Sexual Assault is a Jewish Issue
During Sexual Assault Awareness Month, JWI communications manager Lauren Landau wrote about the nonprofit's work to ensure the health and happiness of the Jewish community and the families within it. This post originally appeared in the Religious Action Center of Reform Judaism's blog.
by Lauren Landau
As I’m a 20-something Jewish woman, I see engagement announcements about as frequently as I hear about them. From the animated foot that stomps on a glass every time I match with someone on JSwipe to the attempts of well-meaning mothers—including my own—to set me up, the Jewish community’s emphasis on marriage is not lost on me. I’m also a staff member at a Jewish organization that works to end sexual violence and domestic abuse.
For all of our attention paid to who’s getting married and when, we often fail to consider what that union will actually look like. At some point, we need to emphasize quality over ketubot (Jewish marriage contacts). Jewish Women International (JWI) does just that. Here at JWI, we work to ensure the health and happiness of the Jewish community and the families within it.
We engage in this work year-round, but the importance of these programs is acutely felt during Sexual Assault Awareness Month. Ending sexual violence is a thread throughout what we do, and the change we aim to create. Through our partnerships with Sigma Delta Tau (SDT) Sorority and Zeta Beta Tau (ZBT) Fraternity, we bring Safe Smart Dating, Green Light: Go!, and Change the Culture to campuses across the country.
Through JWI’s programs, students learn about the scourge of sexual assault on campuses and what they can do about it. They learn about consent, bystander intervention, and dating abuse. In the majority of cases, survivors know their attacker. Maybe it was a boy at a frat house or a peer from class, but it might have also been a dating partner. There’s much to discuss on the topic of healthy relationships, but sexual assault and consent must be part of that conversation.
When we ask young men to list the words they associate with hooking up, we hear “smash,” “bang,” “screw,” and numerous other terms of the sort. We’ll ask the guys to reflect on those words, and how violent they are. That’s not what love looks like. It’s an exercise that sticks with them.
And while there is heightened focus on college campuses, we know that sexual assault and abuse occur in marriages too, and in teenage relationships. Through Yes and Know, Dating Abuse: Tools for Talking to Teens, Good Guys, and Boy to Mentsch, we teach about healthy masculinity and educate young people on what a caring, respectful relationship looks like. Sexual coercion—a form of sexual assault—is an unhealthy behavior. JWI works to instill a commitment to respect and encourage young people to set boundaries.
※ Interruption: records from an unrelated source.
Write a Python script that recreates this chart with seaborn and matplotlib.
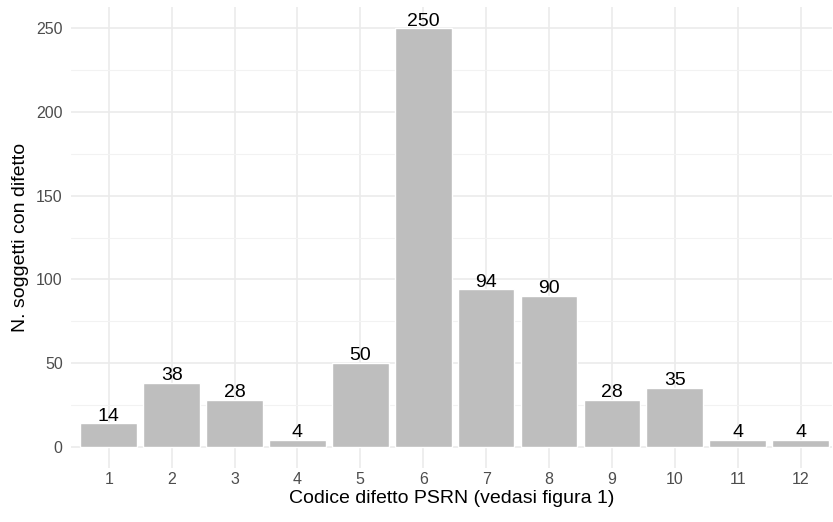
import numpy as np
import pandas as pd
import matplotlib
matplotlib.use("Agg")
import matplotlib.pyplot as plt
import seaborn as sns
from matplotlib.ticker import MultipleLocator

# ==============================
# DATI
# ==============================
codici = ["1", "2", "3", "4", "5", "6", "7", "8", "9", "10", "11", "12"]
n_soggetti = [14, 38, 28, 4, 50, 250, 94, 90, 28, 35, 4, 4]

df = pd.DataFrame({"codice": codici, "n": n_soggetti})

# ==============================
# STILE
# ==============================
sns.set_theme(style="white")
plt.rcParams["font.family"] = ["Liberation Sans", "DejaVu Sans"]

fig = plt.figure(figsize=(8.33, 5.22), dpi=100)
ax = fig.add_axes([71 / 833, 1 - 467.6 / 522, 761 / 833, 460.2 / 522])

sns.barplot(
    data=df,
    x="codice",
    y="n",
    order=codici,
    color="#BEBEBE",
    saturation=1,
    width=0.9,
    ax=ax,
    zorder=2
)

for c in ax.containers:
    ax.bar_label(c, padding=-1, fontsize=14, color="black")

ax.set_xlim(-0.6, 11.5)
ax.set_ylim(-12.5, 262.5)
ax.yaxis.set_major_locator(MultipleLocator(50))
ax.yaxis.set_minor_locator(MultipleLocator(25))

ax.grid(which="major", axis="both", color="#EBEBEB", linewidth=1.2, zorder=0)
ax.grid(which="minor", axis="y", color="#F2F2F2", linewidth=0.8, zorder=0)
ax.set_axisbelow(True)

for s in ax.spines.values():
    s.set_visible(False)

ax.tick_params(axis="both", which="both", length=0, labelsize=11.5, colors="#4D4D4D")
ax.tick_params(axis="x", pad=3)
ax.tick_params(axis="y", pad=6)

ax.set_xlabel("Codice difetto PSRN (vedasi figura 1)", fontsize=14, color="black", labelpad=2)
ax.set_ylabel("N. soggetti con difetto", fontsize=14, color="black", labelpad=5)

fig.savefig("out.png", dpi=100)
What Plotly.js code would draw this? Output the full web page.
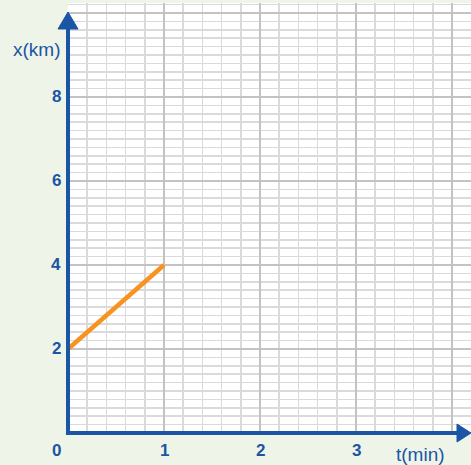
<!DOCTYPE html>
<html>
<head>
<meta charset="utf-8">
<script src="https://cdn.plot.ly/plotly-3.0.1.min.js"></script>
<style>html,body{margin:0;padding:0;background:#eef5e8;}</style>
</head>
<body>
<div id="chart" style="width:471px;height:465px;"></div>
<script>
// Data
const tValues = [0, 1];
const xValues = [2, 4];
const xTickVals = [1, 2, 3];
const xTickText = ['1', '2', '3'];
const yTickVals = [2, 4, 6, 8];
const yTickText = ['2', '4', '6', '8'];
const originLabel = '0';
const xTitle = 't(min)';
const yTitle = 'x(km)';

const BLUE = '#1b55a5';
const ORANGE = '#f7931e';
const FONT = 'Liberation Sans, Arial, sans-serif';
const tickFont = {family: FONT, size: 17, color: BLUE, weight: 'bold'};
const titleFont = {family: FONT, size: 19, color: BLUE};

const trace = {
  x: tValues, y: xValues, type: 'scatter', mode: 'lines',
  line: {color: ORANGE, width: 4.5}, hoverinfo: 'skip', cliponaxis: false
};

const annotations = [];
xTickVals.forEach((v, i) => annotations.push({
  x: v, xref: 'x', y: -0.041, yref: 'paper', text: xTickText[i], showarrow: false,
  xanchor: 'center', yanchor: 'middle', font: tickFont
}));
yTickVals.forEach((v, i) => annotations.push({
  x: -0.029, xref: 'paper', y: v, yref: 'y', text: yTickText[i], showarrow: false,
  xanchor: 'center', yanchor: 'middle', yshift: 1, font: tickFont
}));
annotations.push({x: -0.029, xref: 'paper', y: -0.041, yref: 'paper', text: originLabel, showarrow: false,
  xanchor: 'center', yanchor: 'middle', font: tickFont});
annotations.push({x: 0.875, xref: 'paper', y: -0.051, yref: 'paper', text: xTitle, showarrow: false,
  xanchor: 'center', yanchor: 'middle', font: titleFont});
annotations.push({x: -0.078, xref: 'paper', y: 0.893, yref: 'paper', text: yTitle, showarrow: false,
  xanchor: 'center', yanchor: 'middle', font: titleFont});

const W = 403, H = 430;
const shapes = [
  // y axis line
  {type: 'line', xref: 'paper', yref: 'paper', x0: 0, x1: 0, y0: -0.003, y1: 0.95, line: {color: BLUE, width: 4}},
  // x axis line
  {type: 'line', xref: 'paper', yref: 'paper', x0: -0.005, x1: 0.97, y0: 0, y1: 0, line: {color: BLUE, width: 4}},
  // y arrow head
  {type: 'path', xref: 'paper', yref: 'paper',
   path: `M ${-10/W} ${404/H} L 0 ${421/H} L ${10/W} ${404/H} Z`, fillcolor: BLUE, line: {color: BLUE, width: 1}},
  // x arrow head
  {type: 'path', xref: 'paper', yref: 'paper',
   path: `M ${389/W} ${9/H} L ${403/W} 0 L ${389/W} ${-9/H} Z`, fillcolor: BLUE, line: {color: BLUE, width: 1}}
];

const layout = {
  width: 471, height: 465,
  margin: {l: 68, r: 0, t: 3, b: 32, pad: 0, autoexpand: false},
  paper_bgcolor: '#eef5e8', plot_bgcolor: '#ffffff',
  showlegend: false,
  xaxis: {range: [0, 403/96], dtick: 1, tick0: 0, showgrid: true, gridcolor: '#c3c3c3', gridwidth: 2,
    zeroline: false, showline: false, showticklabels: false, ticks: '', fixedrange: true,
    minor: {dtick: 0.2, tick0: 0, showgrid: true, gridcolor: '#dadada', gridwidth: 1.5}},
  yaxis: {range: [0, 430/42], dtick: 2, tick0: 0, showgrid: true, gridcolor: '#c3c3c3', gridwidth: 2,
    zeroline: false, showline: false, showticklabels: false, ticks: '', fixedrange: true,
    minor: {dtick: 0.2, tick0: 0, showgrid: true, gridcolor: '#dadada', gridwidth: 1.5}},
  annotations: annotations,
  shapes: shapes
};

Plotly.newPlot('chart', [trace], layout, {displayModeBar: false, staticPlot: true});
</script>
</body>
</html>
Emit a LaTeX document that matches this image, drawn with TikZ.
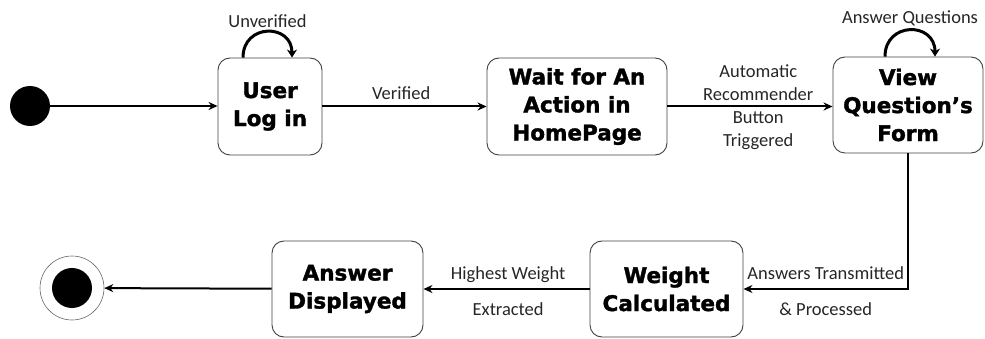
\documentclass[tikz,border=0pt]{standalone}
\usepackage{fontspec}
\setmainfont{Carlito}
\newfontfamily\heavyfont{DejaVu Sans}[BoldFont={DejaVu Sans Bold},BoldFeatures={FakeBold=1.6}]
\usetikzlibrary{arrows.meta,calc}
\begin{document}
\begin{tikzpicture}[x=1pt,y=-1pt,
  statebox/.style={draw=black!75,line width=0.9pt,rounded corners=12pt,
    align=center,inner sep=0pt,font=\heavyfont\bfseries\fontsize{21.5}{28}\selectfont},
  flow/.style={line width=2pt,-{Stealth[length=9pt,width=8pt]}},
  selfloop/.style={line width=3pt,-{Stealth[length=8pt,width=10pt]}},
  lbl/.style={font=\fontsize{18.5}{23}\selectfont,align=center,text=black!85,inner sep=2pt},
  lblsplit/.style={lbl,font=\fontsize{18.5}{36}\selectfont}]
\useasboundingbox (0,0) rectangle (985,339);

% start and end points
\node[circle,fill=black,minimum size=40pt,inner sep=0pt] (init) at (30,106) {};
\node[circle,draw=black!60,line width=0.6pt,minimum size=64pt,inner sep=0pt] (final) at (72,288) {};
\node[circle,fill=black,minimum size=40pt,inner sep=0pt] (finaldot) at (final.center) {};

% states
\node[statebox,minimum width=104pt,minimum height=97pt] (user) at (270,106.5) {User\\Log in};
\node[statebox,minimum width=180pt,minimum height=97pt] (wait) at (577,106.5) {Wait for An\\Action in\\HomePage};
\node[statebox,minimum width=150pt,minimum height=96pt] (view) at (908,105) {View\\Question’s\\Form};
\node[statebox,minimum width=153pt,minimum height=96pt] (weight) at (666.5,289) {Weight\\Calculated};
\node[statebox,minimum width=151pt,minimum height=96pt] (answer) at (347.5,289) {Answer\\Displayed};

% transitions
\draw[flow] (init.east) -- (user.west |- init.east);
\draw[flow] (user) -- node[lbl,above=4pt,pos=0.48] (lverified) {Verified} (wait);
\draw[flow] (wait.east) -- node[lbl,pos=0.55,yshift=-1pt] (lauto)
  {Automatic\\Recommender\\Button\\Triggered} (view.west |- wait.east);
\draw[flow] (view.south) |- node[lblsplit,pos=0.75,yshift=-2pt] (lanswers)
  {Answers Transmitted\\\& Processed} (weight.east);
\draw[flow] (weight) -- node[lblsplit,pos=0.49,yshift=-2pt] (lhighest)
  {Highest Weight\\Extracted} (answer);
\draw[flow] (answer) -- (final);

% self transitions
\draw[selfloop] ([xshift=-27pt]user.north) to[out=90,in=90,looseness=1.8]
  node[lbl,above=1pt] (lunverified) {Unverified} ([xshift=22pt]user.north);
\draw[selfloop] ([xshift=-23pt]view.north) to[out=90,in=90,looseness=1.8]
  node[lbl,above=1pt] (lanswerq) {Answer Questions} ([xshift=27pt]view.north);
\end{tikzpicture}
\end{document}
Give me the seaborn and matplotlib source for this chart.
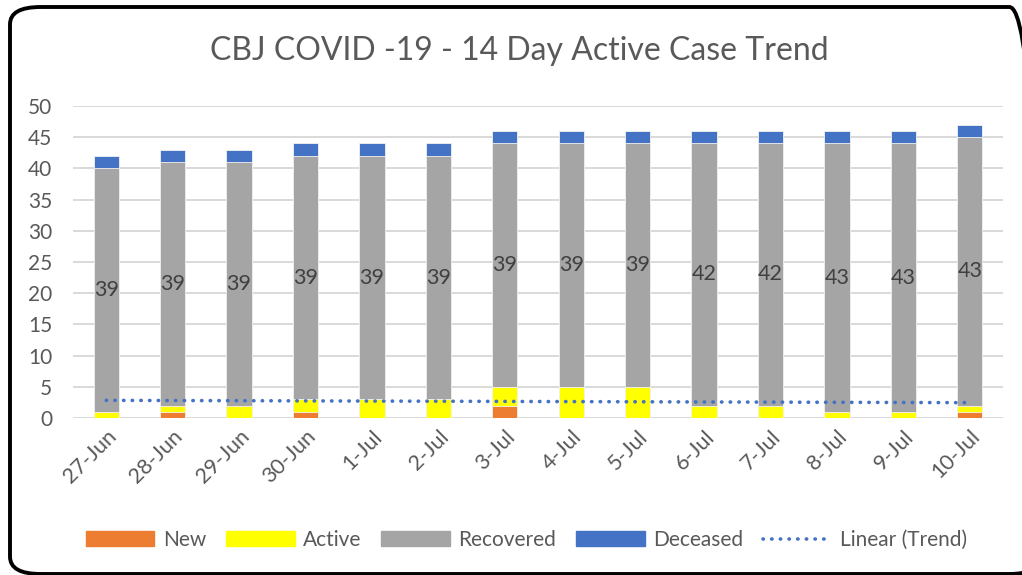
import numpy as np
import pandas as pd
import matplotlib
matplotlib.use("Agg")
import matplotlib.pyplot as plt
import seaborn as sns
from matplotlib.patches import FancyBboxPatch
from matplotlib.lines import Line2D
from matplotlib.patches import Patch

# 14 gunluk aktif vaka grafigi
gunler = ["27-Jun", "28-Jun", "29-Jun", "30-Jun", "1-Jul", "2-Jul", "3-Jul",
          "4-Jul", "5-Jul", "6-Jul", "7-Jul", "8-Jul", "9-Jul", "10-Jul"]
yeni = [0, 1, 0, 1, 0, 0, 2, 0, 0, 0, 0, 0, 0, 1]
aktif = [1, 1, 2, 2, 3, 3, 3, 5, 5, 2, 2, 1, 1, 1]
iyilesen = [39, 39, 39, 39, 39, 39, 39, 39, 39, 42, 42, 43, 43, 43]
olen = [2, 2, 2, 2, 2, 2, 2, 2, 2, 2, 2, 2, 2, 2]

df = pd.DataFrame({"gun": gunler, "New": yeni, "Active": aktif,
                   "Recovered": iyilesen, "Deceased": olen})
df["c_new"] = df["New"]
df["c_act"] = df["c_new"] + df["Active"]
df["c_rec"] = df["c_act"] + df["Recovered"]
df["c_dec"] = df["c_rec"] + df["Deceased"]

turuncu = "#ED7D31"
sari = "#FFFF00"
gri = "#A5A5A5"
mavi = "#4472C4"
yazi = "#595959"
noktali = (0, (0.1, 2.3))

sns.set_theme(style="white")
plt.rcParams["font.family"] = ["Lato", "DejaVu Sans"]

fig = plt.figure(figsize=(10.22, 5.75), dpi=100)
ax = fig.add_axes([73 / 1022, 1 - 418 / 575, 930 / 1022, 312 / 575])

# yigili bar: en uzundan kisaya ust uste ciziyorum
for kol, renk in [("c_dec", mavi), ("c_rec", gri), ("c_act", sari), ("c_new", turuncu)]:
    sns.barplot(data=df, x="gun", y=kol, color=renk, saturation=1, width=0.38,
                ax=ax, zorder=3, edgecolor="#F2F2F2", linewidth=0.6)

# recovered etiketleri segmentin ortasina
for i, r in df.iterrows():
    ax.text(i, r["c_act"] + r["Recovered"] / 2, str(r["Recovered"]),
            ha="center", va="center", fontsize=15.5, color="#404040", zorder=5)

# trend: aktif toplamina dogrusal fit (excel'deki linear trendline gibi)
xx = np.arange(len(gunler))
egim, kesisim = np.polyfit(xx, df["c_act"], 1)
ax.plot(xx, egim * xx + kesisim, color=mavi, ls=noktali, lw=2.6,
        dash_capstyle="round", zorder=6)

ax.set_ylim(0, 50)
ax.set_xlim(-0.5, len(gunler) - 0.5)
ax.set_yticks(range(0, 51, 5))
ax.yaxis.grid(True, color="#D9D9D9", lw=1.4, zorder=0)
ax.set_axisbelow(True)
for s in ax.spines.values():
    s.set_visible(False)
ax.set_xlabel("")
ax.set_ylabel("")
ax.tick_params(axis="y", length=0, pad=15, labelsize=15, labelcolor=yazi)
ax.tick_params(axis="x", length=0, pad=6, labelsize=15.5, labelcolor=yazi)
plt.setp(ax.get_xticklabels(), rotation=45, ha="right", rotation_mode="anchor")

fig.text(0.508, 1 - 51 / 575, "CBJ COVID -19 - 14 Day Active Case Trend",
         ha="center", va="center", fontsize=23, color=yazi)

el = [Patch(color=turuncu, label="New"), Patch(color=sari, label="Active"),
      Patch(color=gri, label="Recovered"), Patch(color=mavi, label="Deceased"),
      Line2D([], [], color=mavi, ls=noktali, lw=2.6, dash_capstyle="round",
             label="Linear (Trend)")]
leg = fig.legend(handles=el, loc="center", bbox_to_anchor=(0.515, 1 - 540 / 575),
                 ncol=5, frameon=False, fontsize=15, handlelength=3.3,
                 handletextpad=0.4, columnspacing=0.95)
for t in leg.get_texts():
    t.set_color(yazi)

# kenardaki yuvarlak siyah cerceve
cerceve = FancyBboxPatch((10 / 1022, 1 - 574 / 575), 1030 / 1022, 567 / 575,
                         boxstyle="round,pad=0,rounding_size=0.03",
                         transform=fig.transFigure, fill=False,
                         edgecolor="black", lw=2.8, clip_on=False)
fig.patches.append(cerceve)

fig.savefig("out.png", dpi=100)
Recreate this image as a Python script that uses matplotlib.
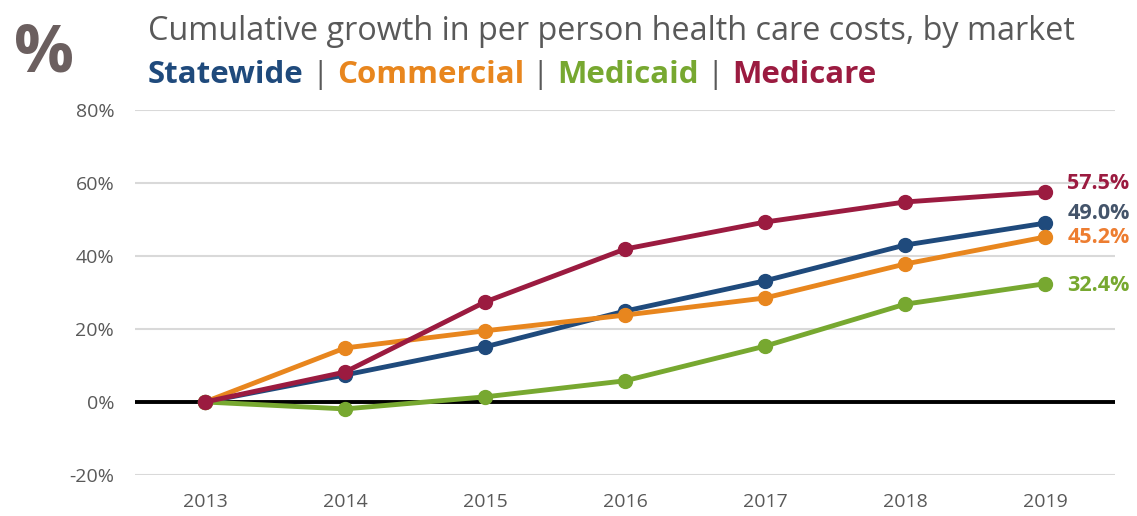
import matplotlib
matplotlib.use('Agg')
import matplotlib.pyplot as plt
from matplotlib.ticker import FuncFormatter

years = [2013, 2014, 2015, 2016, 2017, 2018, 2019]
statewide = [0, 7.4, 15.1, 24.9, 33.2, 43.0, 49.0]
commercial = [0, 14.8, 19.5, 23.8, 28.5, 37.8, 45.2]
medicaid = [0, -1.9, 1.4, 5.8, 15.3, 26.8, 32.4]
medicare = [0, 8.2, 27.4, 41.9, 49.3, 54.8, 57.5]

names = ['Statewide', 'Commercial', 'Medicaid', 'Medicare']
colors = ['#1F4A7C', '#E8861E', '#77A830', '#9B1B40']
label_colors = ['#44546A', '#ED7D31', '#77A830', '#9B1B40']
series = [statewide, commercial, medicaid, medicare]
label_nudge = [7, 0, -1, 6]   # points, to keep the end labels apart

plt.rcParams['font.family'] = ['Open Sans', 'DejaVu Sans']

fig = plt.figure(figsize=(11.37, 5.16), dpi=100)
ax = fig.add_axes([0.1187, 0.0795, 0.862, 0.7073])

ax.set_xlim(2012.5, 2019.5)
ax.set_ylim(-20, 80)
ax.set_yticks([-20, 0, 20, 40, 60, 80])
ax.set_xticks(years)
ax.yaxis.set_major_formatter(FuncFormatter(lambda v, p: '{:.0f}%'.format(v)))
ax.grid(axis='y', color='#D9D9D9', linewidth=1.5)
ax.axhline(0, color='black', linewidth=2.8, zorder=2)
for s in ax.spines.values():
    s.set_visible(False)
ax.tick_params(length=0, labelsize=14, labelcolor='#595959')
ax.tick_params(axis='y', pad=15)
ax.tick_params(axis='x', pad=13)

for vals, c in zip(series, colors):
    ax.plot(years, vals, color=c, linewidth=3.5, marker='o', markersize=10,
            zorder=3, clip_on=False)

for vals, c, dy in zip(series, label_colors, label_nudge):
    ax.annotate('{:.1f}%'.format(vals[-1]), (years[-1], vals[-1]),
                xytext=(16, dy), textcoords='offset points', va='center',
                ha='left', fontsize=15.5, fontweight='bold', color=c)

# header
fig.text(0.012, 0.862, '%', fontsize=48, fontweight='bold', color='#6B5F5F')
fig.text(0.130, 0.938, 'Cumulative growth in per person health care costs, by market',
         fontsize=23.3, color='#595959', va='center')

fig.canvas.draw()
r = fig.canvas.get_renderer()
x = 0.130
parts = []
for i, (n, c) in enumerate(zip(names, colors)):
    if i > 0:
        parts.append((' | ', '#595959', 'normal'))
    parts.append((n, c, 'bold'))
for txt, c, w in parts:
    t = fig.text(x, 0.855, txt, fontsize=22.5, color=c, fontweight=w, va='center')
    bb = t.get_window_extent(renderer=r)
    x += bb.width / fig.bbox.width

fig.savefig('out.png', dpi=100)
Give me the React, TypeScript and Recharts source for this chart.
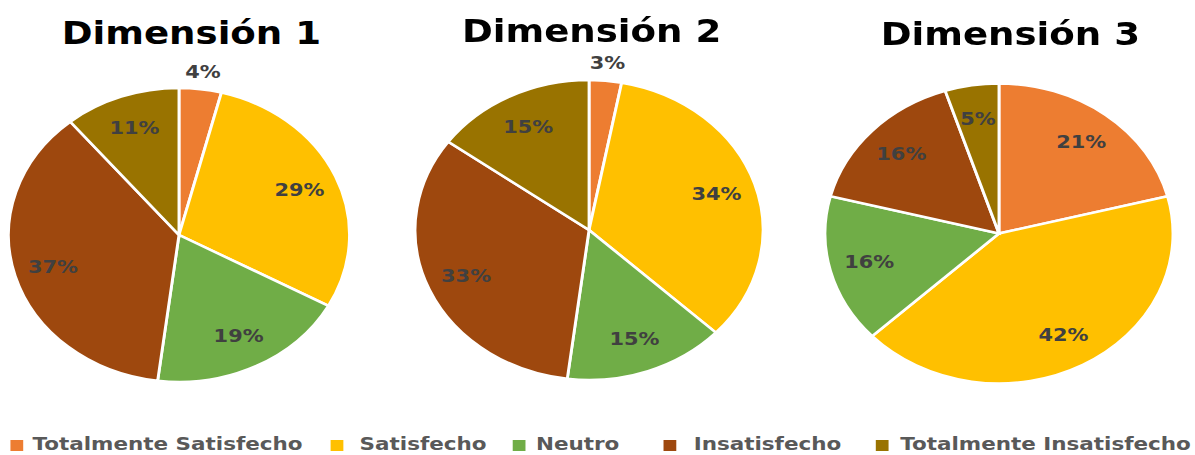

Within the Orthodox community, we use our Get Smart program to stress the importance of signing a halachic prenuptial agreement, because no woman in an abusive marriage should ever feel trapped. Abuse comes in many forms, but during Sexual Assault Awareness Month we remind ourselves that sexual assault is absolutely part of that.
As a Jewish organization, we choose to focus on sexual assault and healthy relationships because these are messages teenagers and college students need to hear. We seek to be part of that conversation, because what’s said in the locker room today will happen in the bedroom tomorrow. And that space and the home around it, should be a place of love and peace.
When we go to schools—be them high schools or colleges—we hope to leave students and young adults with concepts they can take with them. Some of them are just kids, but one day they’ll be boyfriends, girlfriends, husbands, and wives. JWI aims to equip them with the language and tools they need to form healthy relationships. Through this work, we build the foundation of peaceful homes—shalom bayit—and ensure the health of the Jewish community.